Parking in Portsmouth has long been an emotive issue. As more and more cars compete for spaces in this densely-populated city, tempers can fray.
For many it is a case of ‘hunt the space’ every day when they return from work or a shopping trip and try to find somewhere to park that is not a route march away from where they live.
Like them or not, residents’ permit zones were introduced to combat that kind of free-for-all, offering people improved odds of being able to park close to their home.
The problem is the cost. We reveal today how people who park their cars in permit zones in the city could end up paying £630 a year for use of a third car at the same address.
The city council proposes to increase the cost of a second and third permit at each address by £20 and £40 respectively over the next three years.
This follows a quadrupling of the third parking permit price last year.
It all means that a household with three cars within a permit zone could pay up to £880 in 2020 under the new measures – which include an additional administrative fee of £100 per multi-vehicle permit.

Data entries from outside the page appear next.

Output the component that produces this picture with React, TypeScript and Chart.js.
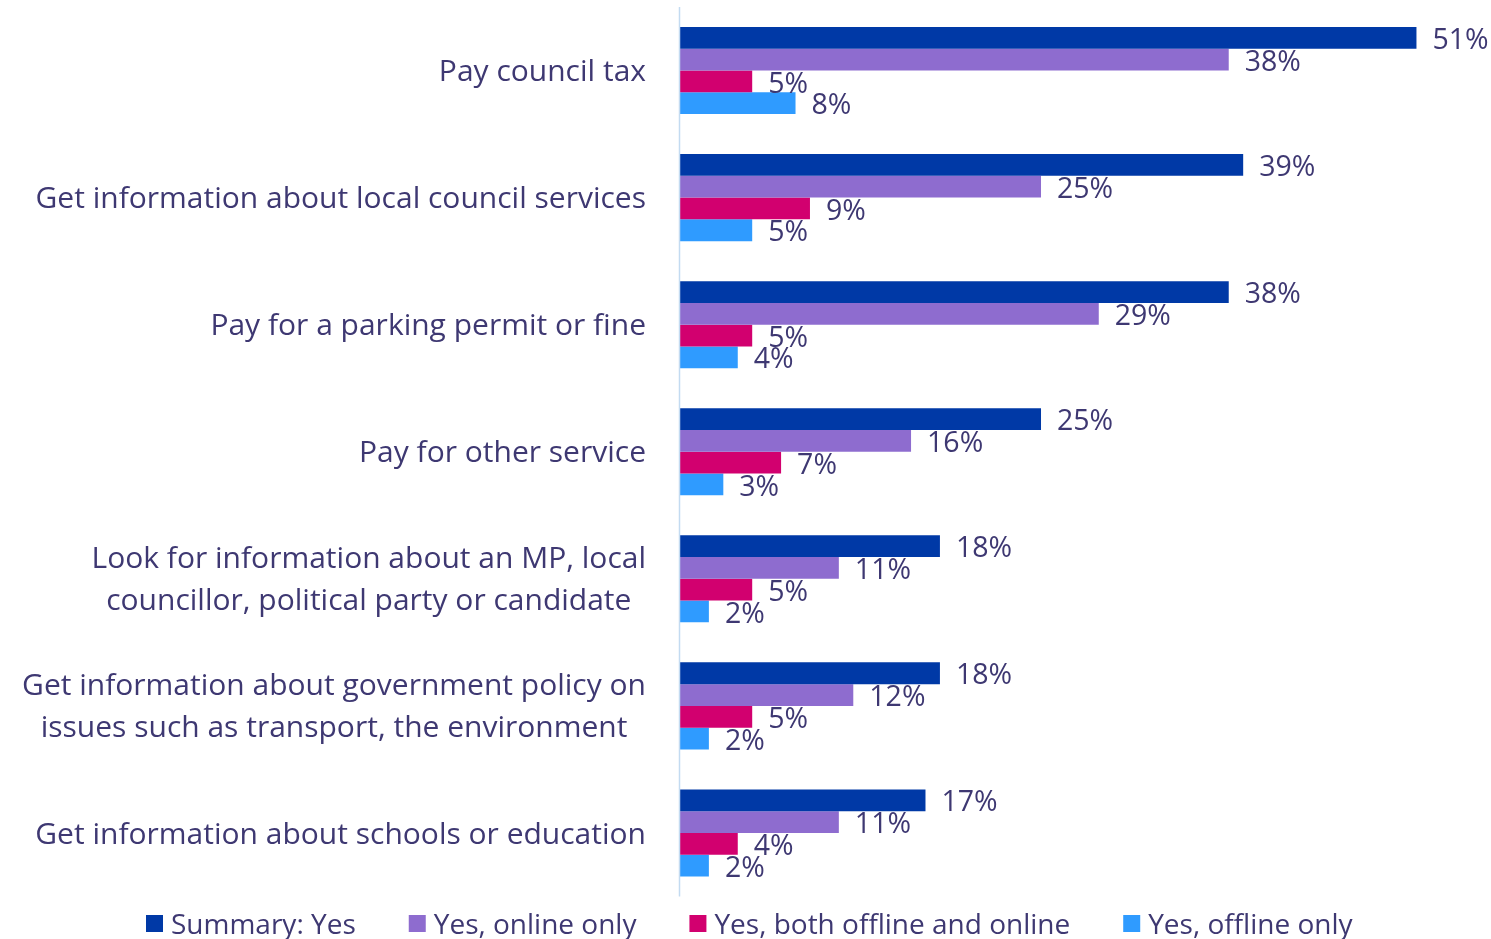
import React, { useEffect, useRef } from "react";
import { Chart, registerables } from "chart.js";

Chart.register(...registerables);

const categories: string[][] = [
  ["Pay council tax"],
  ["Get information about local council services"],
  ["Pay for a parking permit or fine"],
  ["Pay for other service"],
  ["Look for information about an MP, local", "councillor, political party or candidate"],
  ["Get information about government policy on", "issues such as transport, the environment"],
  ["Get information about schools or education"],
];

const seriesNames = ["Summary: Yes", "Yes, online only", "Yes, both offline and online", "Yes, offline only"];
const summaryYes = [51, 39, 38, 25, 18, 18, 17];
const onlineOnly = [38, 25, 29, 16, 11, 12, 11];
const bothOfflineOnline = [5, 9, 5, 7, 5, 5, 4];
const offlineOnly = [8, 5, 4, 3, 2, 2, 2];
const seriesColors = ["#0039A6", "#8E6CCF", "#D2006F", "#2F9BFF"];

const TEXT = "#3E3872";
const FONT = "'Open Sans', Lato, sans-serif";

const overlay = {
  id: "overlay",
  afterDatasetsDraw(chart: any) {
    const ctx = chart.ctx;
    const area = chart.chartArea;
    const yScale = chart.scales.y;
    ctx.save();
    // axis line
    ctx.strokeStyle = "#C3DBF1";
    ctx.lineWidth = 1.5;
    ctx.beginPath();
    ctx.moveTo(area.left - 0.5, area.top);
    ctx.lineTo(area.left - 0.5, area.bottom);
    ctx.stroke();

    // value labels
    ctx.fillStyle = TEXT;
    ctx.font = `28.5px ${FONT}`;
    ctx.textAlign = "left";
    ctx.textBaseline = "middle";
    chart.data.datasets.forEach((ds: any, di: number) => {
      const meta = chart.getDatasetMeta(di);
      meta.data.forEach((bar: any, i: number) => {
        ctx.fillText(ds.data[i] + "%", bar.x + 16, bar.y + 3);
      });
    });

    // category labels
    ctx.font = `30px ${FONT}`;
    ctx.textAlign = "center";
    const rightEdge = area.left - 34;
    categories.forEach((lines, i) => {
      const cy = yScale.getPixelForValue(i);
      const widths = lines.map((l) => ctx.measureText(l).width);
      const maxW = Math.max(...widths);
      const cx = rightEdge - maxW / 2;
      const lh = 42;
      const startY = cy - ((lines.length - 1) * lh) / 2;
      lines.forEach((l, j) => ctx.fillText(l, cx, startY + j * lh + 2));
    });

    // legend
    ctx.font = `28px ${FONT}`;
    ctx.textAlign = "left";
    let x = 146;
    const ly = 924;
    seriesNames.forEach((name, i) => {
      ctx.fillStyle = seriesColors[i];
      ctx.fillRect(x, ly - 9, 17, 17);
      ctx.fillStyle = TEXT;
      ctx.fillText(name, x + 25, ly + 2);
      x += 25 + ctx.measureText(name).width + 53;
    });
    ctx.restore();
  },
};

export default function App() {
  const ref = useRef<HTMLCanvasElement>(null);
  useEffect(() => {
    document.body.style.margin = "0";
    const chart = new Chart(ref.current!, {
      type: "bar",
      data: {
        labels: categories.map((c) => c.join(" ")),
        datasets: [summaryYes, onlineOnly, bothOfflineOnline, offlineOnly].map((d, i) => ({
          label: seriesNames[i],
          data: d,
          backgroundColor: seriesColors[i],
          categoryPercentage: 0.685,
          barPercentage: 1,
        })),
      },
      options: {
        indexAxis: "y",
        animation: false,
        responsive: false,
        layout: { padding: { left: 680, right: 11, top: 7, bottom: 42.5 } },
        plugins: { legend: { display: false }, tooltip: { enabled: false } },
        scales: {
          x: { display: false, min: 0, max: 55.4 },
          y: { display: false },
        },
      },
      plugins: [overlay],
    });
    return () => chart.destroy();
  }, []);
  return <canvas ref={ref} width={1491} height={939} style={{ display: "block" }} />;
}
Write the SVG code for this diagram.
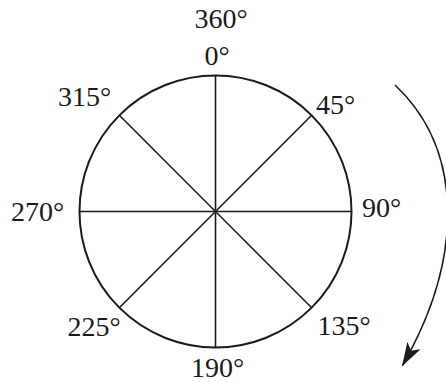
<svg xmlns="http://www.w3.org/2000/svg" width="446" height="382" viewBox="0 0 446 382">
<style>
  .lbl { font-family: "Liberation Serif", "Times New Roman", serif; font-size: 28px; fill: #1a1a1a; text-anchor: middle; }
  .ln { stroke: #1a1a1a; stroke-width: 1.6; fill: none; }
  .circ { stroke: #1a1a1a; stroke-width: 2; fill: none; }
</style>
<defs>
  <marker id="ah" viewBox="0 0 24 15" refX="23" refY="7.5" markerWidth="24" markerHeight="15" markerUnits="userSpaceOnUse" orient="auto">
    <path d="M0,0 L24,7.5 L0,15 L6,7.5 Z" fill="#1a1a1a"/>
  </marker>
</defs>
<rect width="446" height="382" fill="#ffffff"/>
<g id="circle">
  <circle class="circ" cx="215.5" cy="211.5" r="136"/>
</g>
<g id="connectors">
  <line class="ln" x1="215.5" y1="75.5" x2="215.5" y2="347.5"/>
  <line class="ln" x1="79.5" y1="211.5" x2="351.5" y2="211.5"/>
  <line class="ln" x1="119.3" y1="115.3" x2="311.7" y2="307.7"/>
  <line class="ln" x1="311.7" y1="115.3" x2="119.3" y2="307.7"/>
  <path class="ln" d="M395,85 C464,150 464,258 402.5,365.5" marker-end="url(#ah)"/>
</g>
<g id="labels">
  <text class="lbl" x="221" y="28">360°</text>
  <text class="lbl" x="217" y="65">0°</text>
  <text class="lbl" x="335.5" y="114">45°</text>
  <text class="lbl" x="381.5" y="217">90°</text>
  <text class="lbl" x="344" y="335">135°</text>
  <text class="lbl" x="217.5" y="377">190°</text>
  <text class="lbl" x="94" y="336">225°</text>
  <text class="lbl" x="37.5" y="221">270°</text>
  <text class="lbl" x="84.5" y="106">315°</text>
</g>
</svg>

Little wonder that people have reacted angrily. They can’t see why the price keeps going up and say their vehicles are a necessity and they are being unfairly penalised.
Painter and decorator Michael Brown says he had to give up his third parking permit for his business van because of the cost.
Councillor Simon Bosher, the cabinet member for transport, talks about the permit charges forcing people to question whether they really need multiple vehicles.
But the problem is that people feel the alternative of public transport is just not good enough to get them out from behind their steering wheels.
That’s the big challenge. Give people a viable alternative and we stand a chance of putting the brakes on increasing car use.
But until then some people will continue to feel the permit system is being used as an income generator rather than as part of a joined-up transport plan.